## WHAT IS EXPECTED
Write every line out verbatim and omit the pictures.

-- START OF DATA PROVIDED --

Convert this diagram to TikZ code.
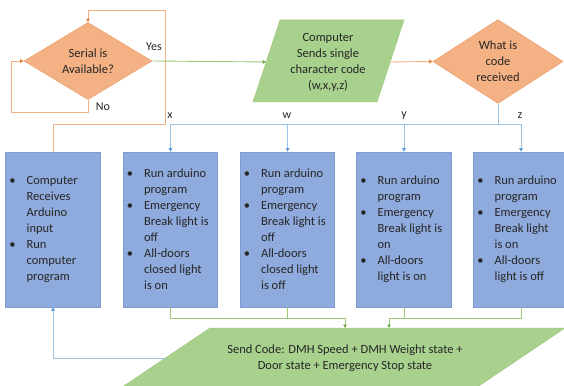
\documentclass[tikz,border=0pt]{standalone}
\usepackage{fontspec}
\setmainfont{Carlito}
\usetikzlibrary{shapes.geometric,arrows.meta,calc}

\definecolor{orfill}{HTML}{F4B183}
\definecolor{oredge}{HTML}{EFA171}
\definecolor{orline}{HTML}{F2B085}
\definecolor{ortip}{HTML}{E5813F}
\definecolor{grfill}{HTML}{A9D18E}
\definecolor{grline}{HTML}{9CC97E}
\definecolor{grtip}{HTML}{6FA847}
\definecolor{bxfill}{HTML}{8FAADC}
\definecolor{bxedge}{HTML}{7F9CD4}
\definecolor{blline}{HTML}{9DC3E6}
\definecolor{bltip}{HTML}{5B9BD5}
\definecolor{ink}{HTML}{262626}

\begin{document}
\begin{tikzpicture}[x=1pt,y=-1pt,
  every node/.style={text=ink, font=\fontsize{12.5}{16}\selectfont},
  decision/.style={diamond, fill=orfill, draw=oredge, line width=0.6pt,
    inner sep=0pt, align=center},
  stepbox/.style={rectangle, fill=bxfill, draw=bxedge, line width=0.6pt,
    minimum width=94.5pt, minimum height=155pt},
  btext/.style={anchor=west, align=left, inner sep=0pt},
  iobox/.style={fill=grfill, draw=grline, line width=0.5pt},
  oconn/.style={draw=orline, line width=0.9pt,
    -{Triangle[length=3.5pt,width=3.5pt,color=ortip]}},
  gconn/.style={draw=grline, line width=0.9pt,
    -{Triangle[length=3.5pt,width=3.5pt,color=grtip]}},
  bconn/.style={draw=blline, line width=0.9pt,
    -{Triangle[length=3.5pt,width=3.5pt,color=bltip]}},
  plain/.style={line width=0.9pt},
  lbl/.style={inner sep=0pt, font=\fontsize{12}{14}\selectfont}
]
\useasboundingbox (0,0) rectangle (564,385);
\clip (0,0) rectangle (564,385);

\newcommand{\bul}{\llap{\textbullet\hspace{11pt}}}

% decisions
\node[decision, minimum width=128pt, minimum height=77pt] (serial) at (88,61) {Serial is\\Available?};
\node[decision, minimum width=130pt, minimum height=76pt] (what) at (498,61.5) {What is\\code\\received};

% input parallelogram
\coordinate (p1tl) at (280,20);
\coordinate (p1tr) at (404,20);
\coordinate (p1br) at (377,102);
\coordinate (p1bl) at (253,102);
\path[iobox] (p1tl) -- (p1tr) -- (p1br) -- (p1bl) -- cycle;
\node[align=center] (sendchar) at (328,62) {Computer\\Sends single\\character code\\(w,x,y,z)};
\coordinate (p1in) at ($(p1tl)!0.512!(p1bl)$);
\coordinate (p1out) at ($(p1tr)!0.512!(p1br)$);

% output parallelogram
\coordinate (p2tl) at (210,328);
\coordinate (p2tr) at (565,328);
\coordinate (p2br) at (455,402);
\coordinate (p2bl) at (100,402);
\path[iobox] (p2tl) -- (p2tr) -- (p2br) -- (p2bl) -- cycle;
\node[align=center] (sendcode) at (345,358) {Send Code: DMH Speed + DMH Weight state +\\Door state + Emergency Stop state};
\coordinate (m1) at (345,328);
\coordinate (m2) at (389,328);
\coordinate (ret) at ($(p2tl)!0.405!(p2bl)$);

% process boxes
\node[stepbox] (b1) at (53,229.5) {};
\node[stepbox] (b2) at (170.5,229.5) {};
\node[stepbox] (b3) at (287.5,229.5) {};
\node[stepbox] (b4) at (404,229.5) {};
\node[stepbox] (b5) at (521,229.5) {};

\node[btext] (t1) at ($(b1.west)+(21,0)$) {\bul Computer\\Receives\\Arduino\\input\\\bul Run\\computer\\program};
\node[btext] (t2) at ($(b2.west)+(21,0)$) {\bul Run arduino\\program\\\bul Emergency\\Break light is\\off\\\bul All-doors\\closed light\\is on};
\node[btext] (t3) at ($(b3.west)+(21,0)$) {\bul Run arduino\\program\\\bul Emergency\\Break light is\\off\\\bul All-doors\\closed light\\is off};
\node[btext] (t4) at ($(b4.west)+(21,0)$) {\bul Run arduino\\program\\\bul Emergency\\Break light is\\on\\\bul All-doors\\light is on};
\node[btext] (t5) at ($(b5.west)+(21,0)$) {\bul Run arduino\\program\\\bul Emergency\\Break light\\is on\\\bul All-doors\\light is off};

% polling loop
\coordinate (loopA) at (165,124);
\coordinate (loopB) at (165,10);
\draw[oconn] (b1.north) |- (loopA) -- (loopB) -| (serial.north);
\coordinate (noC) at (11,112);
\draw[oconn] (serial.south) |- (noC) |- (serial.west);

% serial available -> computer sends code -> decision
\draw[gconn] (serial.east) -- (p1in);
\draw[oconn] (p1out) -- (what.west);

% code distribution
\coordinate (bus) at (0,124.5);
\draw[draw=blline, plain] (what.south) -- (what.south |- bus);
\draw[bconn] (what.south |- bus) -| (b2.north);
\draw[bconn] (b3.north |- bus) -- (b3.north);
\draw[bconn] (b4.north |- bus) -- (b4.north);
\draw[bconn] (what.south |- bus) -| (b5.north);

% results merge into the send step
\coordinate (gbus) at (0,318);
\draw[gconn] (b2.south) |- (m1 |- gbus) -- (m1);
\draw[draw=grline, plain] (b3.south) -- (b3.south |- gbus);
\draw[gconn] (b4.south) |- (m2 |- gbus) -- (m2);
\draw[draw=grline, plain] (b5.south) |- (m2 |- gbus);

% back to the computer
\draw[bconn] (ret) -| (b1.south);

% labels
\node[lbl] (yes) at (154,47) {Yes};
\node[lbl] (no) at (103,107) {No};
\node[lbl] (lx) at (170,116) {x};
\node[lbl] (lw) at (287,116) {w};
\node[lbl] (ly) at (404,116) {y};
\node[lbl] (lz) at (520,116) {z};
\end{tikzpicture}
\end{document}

-- END OF DATA PROVIDED --

## FINAL ANSWER
Convert this diagram to TikZ code.
\documentclass[tikz,border=0pt]{standalone}
\usepackage{fontspec}
\setmainfont{Carlito}
\usetikzlibrary{shapes.geometric,arrows.meta,calc}

\definecolor{orfill}{HTML}{F4B183}
\definecolor{oredge}{HTML}{EFA171}
\definecolor{orline}{HTML}{F2B085}
\definecolor{ortip}{HTML}{E5813F}
\definecolor{grfill}{HTML}{A9D18E}
\definecolor{grline}{HTML}{9CC97E}
\definecolor{grtip}{HTML}{6FA847}
\definecolor{bxfill}{HTML}{8FAADC}
\definecolor{bxedge}{HTML}{7F9CD4}
\definecolor{blline}{HTML}{9DC3E6}
\definecolor{bltip}{HTML}{5B9BD5}
\definecolor{ink}{HTML}{262626}

\begin{document}
\begin{tikzpicture}[x=1pt,y=-1pt,
  every node/.style={text=ink, font=\fontsize{12.5}{16}\selectfont},
  decision/.style={diamond, fill=orfill, draw=oredge, line width=0.6pt,
    inner sep=0pt, align=center},
  stepbox/.style={rectangle, fill=bxfill, draw=bxedge, line width=0.6pt,
    minimum width=94.5pt, minimum height=155pt},
  btext/.style={anchor=west, align=left, inner sep=0pt},
  iobox/.style={fill=grfill, draw=grline, line width=0.5pt},
  oconn/.style={draw=orline, line width=0.9pt,
    -{Triangle[length=3.5pt,width=3.5pt,color=ortip]}},
  gconn/.style={draw=grline, line width=0.9pt,
    -{Triangle[length=3.5pt,width=3.5pt,color=grtip]}},
  bconn/.style={draw=blline, line width=0.9pt,
    -{Triangle[length=3.5pt,width=3.5pt,color=bltip]}},
  plain/.style={line width=0.9pt},
  lbl/.style={inner sep=0pt, font=\fontsize{12}{14}\selectfont}
]
\useasboundingbox (0,0) rectangle (564,385);
\clip (0,0) rectangle (564,385);

\newcommand{\bul}{\llap{\textbullet\hspace{11pt}}}

% decisions
\node[decision, minimum width=128pt, minimum height=77pt] (serial) at (88,61) {Serial is\\Available?};
\node[decision, minimum width=130pt, minimum height=76pt] (what) at (498,61.5) {What is\\code\\received};

% input parallelogram
\coordinate (p1tl) at (280,20);
\coordinate (p1tr) at (404,20);
\coordinate (p1br) at (377,102);
\coordinate (p1bl) at (253,102);
\path[iobox] (p1tl) -- (p1tr) -- (p1br) -- (p1bl) -- cycle;
\node[align=center] (sendchar) at (328,62) {Computer\\Sends single\\character code\\(w,x,y,z)};
\coordinate (p1in) at ($(p1tl)!0.512!(p1bl)$);
\coordinate (p1out) at ($(p1tr)!0.512!(p1br)$);

% output parallelogram
\coordinate (p2tl) at (210,328);
\coordinate (p2tr) at (565,328);
\coordinate (p2br) at (455,402);
\coordinate (p2bl) at (100,402);
\path[iobox] (p2tl) -- (p2tr) -- (p2br) -- (p2bl) -- cycle;
\node[align=center] (sendcode) at (345,358) {Send Code: DMH Speed + DMH Weight state +\\Door state + Emergency Stop state};
\coordinate (m1) at (345,328);
\coordinate (m2) at (389,328);
\coordinate (ret) at ($(p2tl)!0.405!(p2bl)$);

% process boxes
\node[stepbox] (b1) at (53,229.5) {};
\node[stepbox] (b2) at (170.5,229.5) {};
\node[stepbox] (b3) at (287.5,229.5) {};
\node[stepbox] (b4) at (404,229.5) {};
\node[stepbox] (b5) at (521,229.5) {};

\node[btext] (t1) at ($(b1.west)+(21,0)$) {\bul Computer\\Receives\\Arduino\\input\\\bul Run\\computer\\program};
\node[btext] (t2) at ($(b2.west)+(21,0)$) {\bul Run arduino\\program\\\bul Emergency\\Break light is\\off\\\bul All-doors\\closed light\\is on};
\node[btext] (t3) at ($(b3.west)+(21,0)$) {\bul Run arduino\\program\\\bul Emergency\\Break light is\\off\\\bul All-doors\\closed light\\is off};
\node[btext] (t4) at ($(b4.west)+(21,0)$) {\bul Run arduino\\program\\\bul Emergency\\Break light is\\on\\\bul All-doors\\light is on};
\node[btext] (t5) at ($(b5.west)+(21,0)$) {\bul Run arduino\\program\\\bul Emergency\\Break light\\is on\\\bul All-doors\\light is off};

% polling loop
\coordinate (loopA) at (165,124);
\coordinate (loopB) at (165,10);
\draw[oconn] (b1.north) |- (loopA) -- (loopB) -| (serial.north);
\coordinate (noC) at (11,112);
\draw[oconn] (serial.south) |- (noC) |- (serial.west);

% serial available -> computer sends code -> decision
\draw[gconn] (serial.east) -- (p1in);
\draw[oconn] (p1out) -- (what.west);

% code distribution
\coordinate (bus) at (0,124.5);
\draw[draw=blline, plain] (what.south) -- (what.south |- bus);
\draw[bconn] (what.south |- bus) -| (b2.north);
\draw[bconn] (b3.north |- bus) -- (b3.north);
\draw[bconn] (b4.north |- bus) -- (b4.north);
\draw[bconn] (what.south |- bus) -| (b5.north);

% results merge into the send step
\coordinate (gbus) at (0,318);
\draw[gconn] (b2.south) |- (m1 |- gbus) -- (m1);
\draw[draw=grline, plain] (b3.south) -- (b3.south |- gbus);
\draw[gconn] (b4.south) |- (m2 |- gbus) -- (m2);
\draw[draw=grline, plain] (b5.south) |- (m2 |- gbus);

% back to the computer
\draw[bconn] (ret) -| (b1.south);

% labels
\node[lbl] (yes) at (154,47) {Yes};
\node[lbl] (no) at (103,107) {No};
\node[lbl] (lx) at (170,116) {x};
\node[lbl] (lw) at (287,116) {w};
\node[lbl] (ly) at (404,116) {y};
\node[lbl] (lz) at (520,116) {z};
\end{tikzpicture}
\end{document}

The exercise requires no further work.